Per onestà intellettuale devono cadere, è questo il test. Per onestà intellettuale bisogna saper dire: mi sono sbagliato, nutrivo diffidenze infondate, è andata proprio come pensavo fosse esagerato racconto e invece era verità. Se poi si era uomo pubblico, addirittura leader politico, bisogna aggiungere uno: scusatemi, scusatemi mi sono sbagliato. Era questo il test. Salvini non l’ha passato il test.

Non ha voluto o saputo pronunciare il mi sono sbagliato, tanto meno lo scusatemi. Nella rappresentazione e forse anche nella realtà di se stesso Salvini deve giudicare il mi sono sbagliato e lo scusatemi come debolezze da femminucce e comunque lessico da perdenti. Un vero uomo non si smentisce mai, siamo da quelle parti lì.

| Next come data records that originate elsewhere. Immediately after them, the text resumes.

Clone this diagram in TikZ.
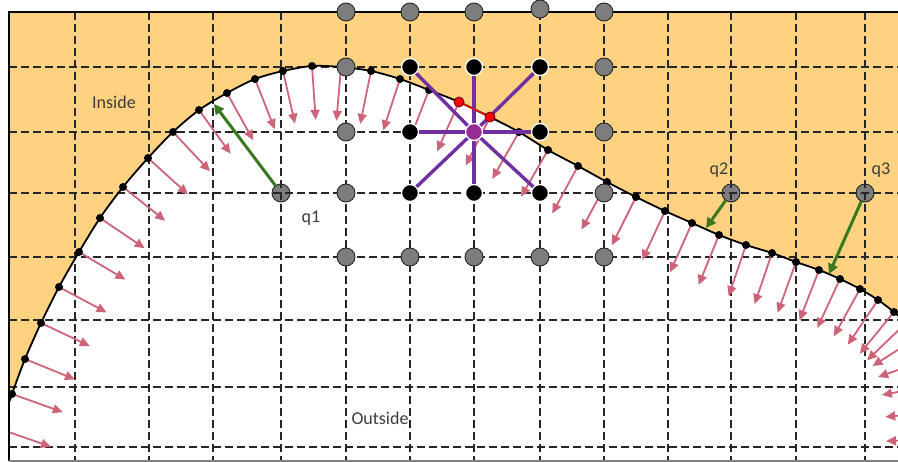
\documentclass[tikz,border=0pt]{standalone}
\usepackage{fontspec}
\setmainfont{Carlito}
\usetikzlibrary{calc,arrows.meta}
\definecolor{orangefill}{RGB}{254,210,128}
\definecolor{arrowpink}{RGB}{205,100,120}
\definecolor{qgreen}{RGB}{56,120,30}
\definecolor{purpleline}{RGB}{112,48,160}
\definecolor{purplefill}{RGB}{150,45,150}
\definecolor{greyfill}{RGB}{125,125,125}
\definecolor{labelgrey}{RGB}{60,60,60}
\begin{document}
\begin{tikzpicture}[x=1pt,y=-1pt,
  gridline/.style={black!85, line width=1.2pt, dash pattern=on 8pt off 4pt},
  normalarrow/.style={arrowpink, line width=1.8pt, -{Triangle[length=10pt,width=9pt]}},
  greydot/.style={circle, fill=greyfill, draw=black!85, line width=0.9pt, inner sep=0pt, minimum size=18pt},
  blackdot/.style={circle, fill=black, draw=white, line width=1.3pt, inner sep=0pt, minimum size=17pt},
  centerdot/.style={circle, fill=purplefill, draw=white, line width=1.3pt, inner sep=0pt, minimum size=17pt},
  reddot/.style={circle, fill=red, draw=black!60!red, line width=0.8pt, inner sep=0pt, minimum size=10pt},
  purpleedge/.style={purpleline, line width=3.4pt},
  greenarrow/.style={qgreen, line width=3pt, -{Triangle[length=10pt,width=10pt]}},
  lbl/.style={text=labelgrey, font=\fontsize{18pt}{20pt}\selectfont, inner sep=0pt},
]
\useasboundingbox (0,0) rectangle (898,462);
\begin{scope}
\clip (9,12) rectangle (898,461);
\fill[orangefill] plot[smooth] coordinates {(-12,463) (0,429) (12,394) (25,359) (41,323) (59,287) (79,252) (100,218) (123,187) (148,158) (173,132) (199,110) (227,93) (255,79) (283,71) (312,66) (341,67) (371,71) (400,79) (429,90) (459,102) (490,117) (519,132) (548,150) (578,166) (607,182) (636,197) (665,211) (692,223) (719,235) (746,245) (772,253) (796,262) (819,270) (840,279) (860,289) (878,300) (894,312) (906,323) (918,337) (929,359) (935,385) (939,412) (940,440) (940,468) (938,496)} -- (980,510) -- (980,-10) -- (-40,-10) -- (-40,480) -- cycle;
\node[greydot] (q1) at (281,193) {};
\node[greydot] (q2) at (731,193) {};
\node[greydot] (q3) at (865,193) {};
\foreach \x in {75,149,213,281,346,410,474,540,604,668,731,796,865} \draw[gridline] (\x,12) -- (\x,461);
\foreach \y in {67,132,193,257,320,387,447} \draw[gridline] (9,\y) -- (898,\y);
\draw[black, line width=1.8pt] plot[smooth] coordinates {(-12,463) (0,429) (12,394) (25,359) (41,323) (59,287) (79,252) (100,218) (123,187) (148,158) (173,132) (199,110) (227,93) (255,79) (283,71) (312,66) (341,67) (371,71) (400,79) (429,90) (459,102) (490,117) (519,132) (548,150) (578,166) (607,182) (636,197) (665,211) (692,223) (719,235) (746,245) (772,253) (796,262) (819,270) (840,279) (860,289) (878,300) (894,312) (906,323) (918,337) (929,359) (935,385) (939,412) (940,440) (940,468) (938,496)};
\foreach \px/\py [count=\i] in {-12/463,0/429,12/394,25/359,41/323,59/287,79/252,100/218,123/187,148/158,173/132,199/110,227/93,255/79,283/71,312/66,341/67,371/71,400/79,429/90,459/102,490/117,519/132,548/150,578/166,607/182,636/197,665/211,692/223,719/235,746/245,772/253,796/262,819/270,840/279,860/289,878/300,894/312,906/323,918/337,929/359,935/385,939/412,940/440,940/468,938/496}
  \coordinate (c\i) at (\px,\py);
\foreach \i [evaluate=\i as \j using int(\i-1), evaluate=\i as \k using int(\i+1)] in {2,...,45} {
  \coordinate (t\i) at ($(c\i)+(c\k)-(c\j)$);
  \draw[normalarrow] (c\i) -- ($(c\i)!54pt!-90:(t\i)$);
}
\foreach \i in {2,...,45} \fill[black] (c\i) circle (4);
\end{scope}
% frame
\draw[black, line width=1.6pt] (9,461) -- (9,12) -- (898,12);
\draw[gray, line width=1.2pt] (9,461) -- (898,461);
% grey lattice points
\foreach \x/\y [count=\n] in {346/12,410/12,474/12,540/9,604/12,346/67,604/67,346/132,604/132,346/193,604/193,346/257,410/257,474/257,540/257,604/257}
  \node[greydot] (gp\n) at (\x,\y) {};
% stencil
\node[blackdot] (b1) at (410,67) {};
\node[blackdot] (b2) at (474,67) {};
\node[blackdot] (b3) at (540,67) {};
\node[blackdot] (b4) at (410,132) {};
\node[blackdot] (b5) at (540,132) {};
\node[blackdot] (b6) at (410,193) {};
\node[blackdot] (b7) at (474,193) {};
\node[blackdot] (b8) at (540,193) {};
\node[centerdot] (ctr) at (474,132) {};
\foreach \b in {b1,b2,b3,b4,b5,b6,b7,b8} \draw[purpleedge] (ctr) -- (\b);
\node[reddot] (r1) at (459,102) {};
\node[reddot] (r2) at (490,117) {};
\draw[red, line width=1.5pt] (r1) -- (r2);
% green closest-point arrows
\coordinate (g1) at (214,104);
\coordinate (g2) at (706,228);
\coordinate (g3) at (829,274);
\draw[greenarrow] (q1) -- (g1);
\draw[greenarrow] (q2) -- (g2);
\draw[greenarrow] (q3) -- (g3);
% labels
\node[lbl] (lin) at (114,102) {Inside};
\node[lbl] (lout) at (380,418) {Outside};
\node[lbl] (lq1) at (311,218) {q1};
\node[lbl] (lq2) at (719,170) {q2};
\node[lbl] (lq3) at (881,170) {q3};
\end{tikzpicture}
\end{document}
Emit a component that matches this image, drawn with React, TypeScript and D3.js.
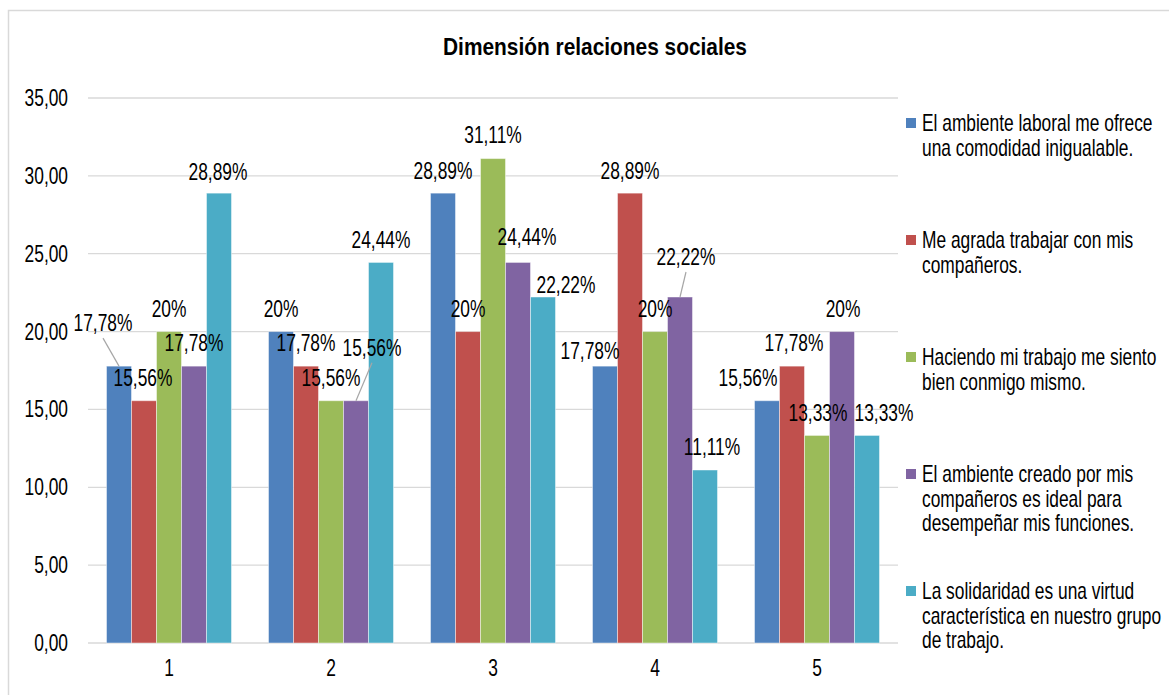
import React from "react";
import * as d3 from "d3";

// Survey answers (percent of respondents) per response level 1..5
const categories = ["1", "2", "3", "4", "5"];

const seriesNames = [
  "El ambiente laboral me ofrece una comodidad inigualable.",
  "Me agrada trabajar con mis compañeros.",
  "Haciendo mi trabajo me siento bien conmigo mismo.",
  "El ambiente creado por mis compañeros es ideal para desempeñar mis funciones.",
  "La solidaridad es una virtud característica en nuestro grupo de trabajo.",
];

const ambienteLaboral = [17.78, 20, 28.89, 17.78, 15.56];
const agradaCompaneros = [15.56, 17.78, 20, 28.89, 17.78];
const trabajoBien = [20, 15.56, 31.11, 20, 13.33];
const ambienteCompaneros = [17.78, 15.56, 24.44, 22.22, 20];
const solidaridad = [28.89, 24.44, 22.22, 11.11, 13.33];

const seriesValues = [ambienteLaboral, agradaCompaneros, trabajoBien, ambienteCompaneros, solidaridad];

const yTicks = [0, 5, 10, 15, 20, 25, 30, 35];

// Legend lines as wrapped in the legend box
const legendLines = [
  ["El ambiente laboral me ofrece", "una comodidad inigualable."],
  ["Me agrada trabajar con mis", "compañeros."],
  ["Haciendo mi trabajo me siento", "bien conmigo mismo."],
  ["El ambiente creado por mis", "compañeros es ideal para", "desempeñar mis funciones."],
  ["La solidaridad es una virtud", "característica en nuestro grupo", "de trabajo."],
];

const colors = ["#4F81BD", "#C0504D", "#9BBB59", "#8064A2", "#4BACC6"];

// Label placement nudges relative to the bar's top centre, per series then category: [dx, dy, leader]
const labelNudges: [number, number, boolean][][] = [
  [[-16, -43, true], [0, -23, false], [0, -22, false], [-15, -15, false], [-19, -23, false]],
  [[-1, -23, false], [0, -23, false], [0, -23, false], [0, -22, false], [2, -23, false]],
  [[0, -23, false], [0, -23, false], [0, -24, false], [0, -23, false], [1, -22, false]],
  [[0, -23, false], [16, -53, true], [9, -25, false], [6, -40, true], [1, -23, false]],
  [[-1, -21, false], [0, -22, false], [23, -12, false], [7, -23, false], [17, -22, false]],
];

const W = 1169;
const H = 695;
const plot = { left: 88, right: 898, top: 98, bottom: 643 };
const FONT = "'Liberation Sans', Arial, sans-serif";
const FS = 23;
const SX = 0.755; // horizontal condensing of the text face

const fmtLabel = (v: number) =>
  Number.isInteger(v) ? `${v}%` : `${v.toFixed(2).replace(".", ",")}%`;
const fmtTick = (v: number) => d3.format(".2f")(v).replace(".", ",");

function T({
  x,
  y,
  anchor = "start",
  size = FS,
  sx = SX,
  weight = "normal",
  children,
}: {
  x: number;
  y: number;
  anchor?: "start" | "middle" | "end";
  size?: number;
  sx?: number;
  weight?: string;
  children: React.ReactNode;
}) {
  return (
    <text
      transform={`translate(${x},${y}) scale(${sx},1)`}
      dy="0.35em"
      textAnchor={anchor}
      fontSize={size}
      fontWeight={weight}
      fill="#000"
    >
      {children}
    </text>
  );
}

export default function App() {
  const x0 = d3.scaleBand<string>().domain(categories).range([plot.left, plot.right]).padding(0);
  const x1 = d3
    .scaleBand<number>()
    .domain(d3.range(seriesNames.length))
    .range([0, x0.bandwidth()])
    .paddingInner(0)
    .paddingOuter(0.74);
  const y = d3.scaleLinear().domain([0, 35]).range([plot.bottom, plot.top]);

  return (
    <svg
      width={W}
      height={H}
      style={{ position: "absolute", left: 0, top: 0, display: "block", background: "#fff" }}
      fontFamily={FONT}
    >
      <rect x={0} y={0} width={W} height={H} fill="#fff" />
      {/* chart area frame */}
      <path d={`M8.5,${H} V10.5 H${W}`} fill="none" stroke="#d9d9d9" strokeWidth={1.5} />

      <T x={595} y={47} anchor="middle" size={24} sx={0.87} weight="bold">
        Dimensión relaciones sociales
      </T>

      {/* gridlines and y axis labels */}
      {yTicks.map((t) => (
        <g key={t}>
          <line x1={plot.left} x2={plot.right} y1={y(t)} y2={y(t)} stroke="#d9d9d9" strokeWidth={1.3} />
          <T x={68} y={y(t)} anchor="end">
            {fmtTick(t)}
          </T>
        </g>
      ))}

      {/* bars */}
      {categories.map((c, ci) => (
        <g key={c} transform={`translate(${x0(c)},0)`}>
          {seriesValues.map((vals, si) => (
            <rect
              key={si}
              x={x1(si)}
              y={y(vals[ci])}
              width={x1.bandwidth()}
              height={y(0) - y(vals[ci])}
              fill={colors[si]}
              stroke="#ffffff"
              strokeOpacity={0.45}
              strokeWidth={1}
            />
          ))}
        </g>
      ))}

      {/* category labels */}
      {categories.map((c) => (
        <T key={c} x={(x0(c) as number) + x0.bandwidth() / 2} y={668} anchor="middle">
          {c}
        </T>
      ))}

      {/* data labels */}
      {seriesValues.map((vals, si) =>
        vals.map((v, ci) => {
          const bx = (x0(categories[ci]) as number) + (x1(si) as number) + x1.bandwidth() / 2;
          const by = y(v);
          const [dx, dy, leader] = labelNudges[si][ci];
          const lx = bx + dx;
          const ly = by + dy;
          return (
            <g key={`${si}-${ci}`}>
              {leader && (
                <line x1={lx} y1={ly + 15} x2={bx} y2={by} stroke="#a6a6a6" strokeWidth={1.2} />
              )}
              <T x={lx} y={ly} anchor="middle">
                {fmtLabel(v)}
              </T>
            </g>
          );
        })
      )}

      {/* legend */}
      {legendLines.map((lines, i) => {
        const top = 123 + i * 117;
        return (
          <g key={i}>
            <rect x={906} y={top - 5} width={10} height={10} fill={colors[i]} />
            {lines.map((ln, li) => (
              <T key={li} x={922} y={top + li * 24.5}>
                {ln}
              </T>
            ))}
          </g>
        );
      })}
    </svg>
  );
}
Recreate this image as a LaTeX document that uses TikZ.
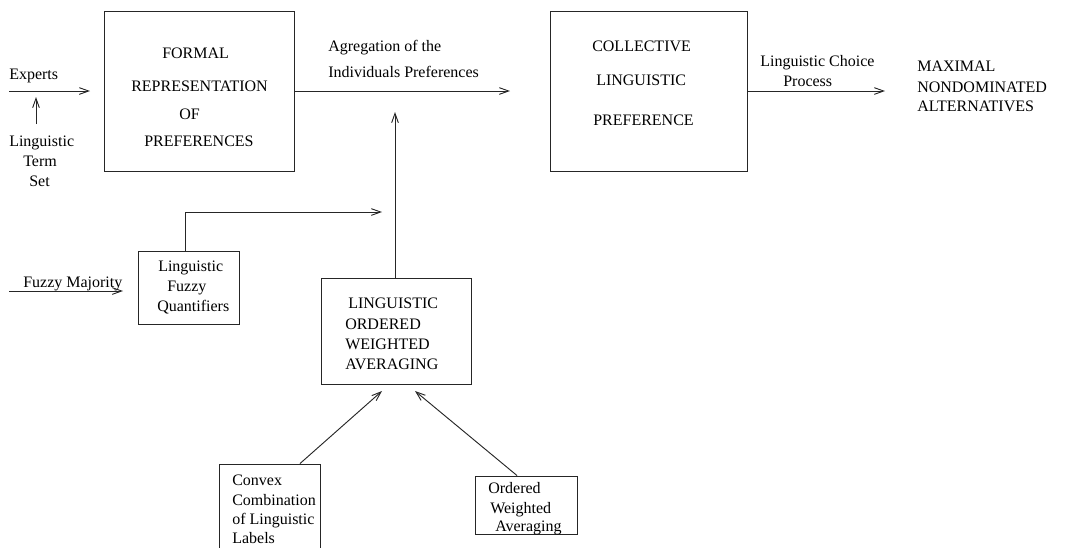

Dalla sua Salvini ha certamente la circostanza per cui l’onestà intellettuale è dotazione non richiesta nella vita pubblica italiana (raramente richiesta anche nella sfera delle relazioni private). Intellettualmente onesto quel politico? Esser dotato di questa facoltà non solo non è sufficiente ad aver consenso, non è neanche necessario. Sul mercato del consenso l’onestà intellettuale vale poco più di zero.

Dalla sua Salvini ha la consuetudine per cui la vita pubblica e la politica e anche la cronaca sono cose da affrontare a valutare per via tifosa, anzi ultras: chi fa il tifo per i Carabinieri, chi tifa contro i Carabinieri, la curva pro Cucchi, la curva anti Cucchi. Cambiare idea in seguito ai fatti è considerato tradimento. e comunque star dietro ai fatti fa fatica.

Per dire, per pensare un mi sbagliavo occorre appunto la fatica del pensiero. Del pensiero non innamorato e invasato di se stesso. La fatica di un pensare non pigro. Di un pensare che si sente forte abbastanza dal cambiare se ciò di cui si viene a conoscenza cambia. Ci vogliono forza di pensiero e un po’ di coraggio civile per pensare un mi sbagliavo e quindi dirlo quel mi sbagliavo.

Questo mix di forza e coraggio è quel che si chiama (si chiamava?) onestà intellettuale. Non la stessa cosa dell’altra onestà, quella di fronte alla legge. Sono due onestà di ceppi e ambiti diversi. Un disonesto intellettualmente disonesto può essere in regola con ogni legge e viceversa uno che commette crimini può essere con se stesso e anche con gli altri intellettualmente onesto. Ma in qualche luogo e tempo perduto della nostra vita pubblica onestà intellettuale e onestà tout court erano imparentate. Da non credere , vero?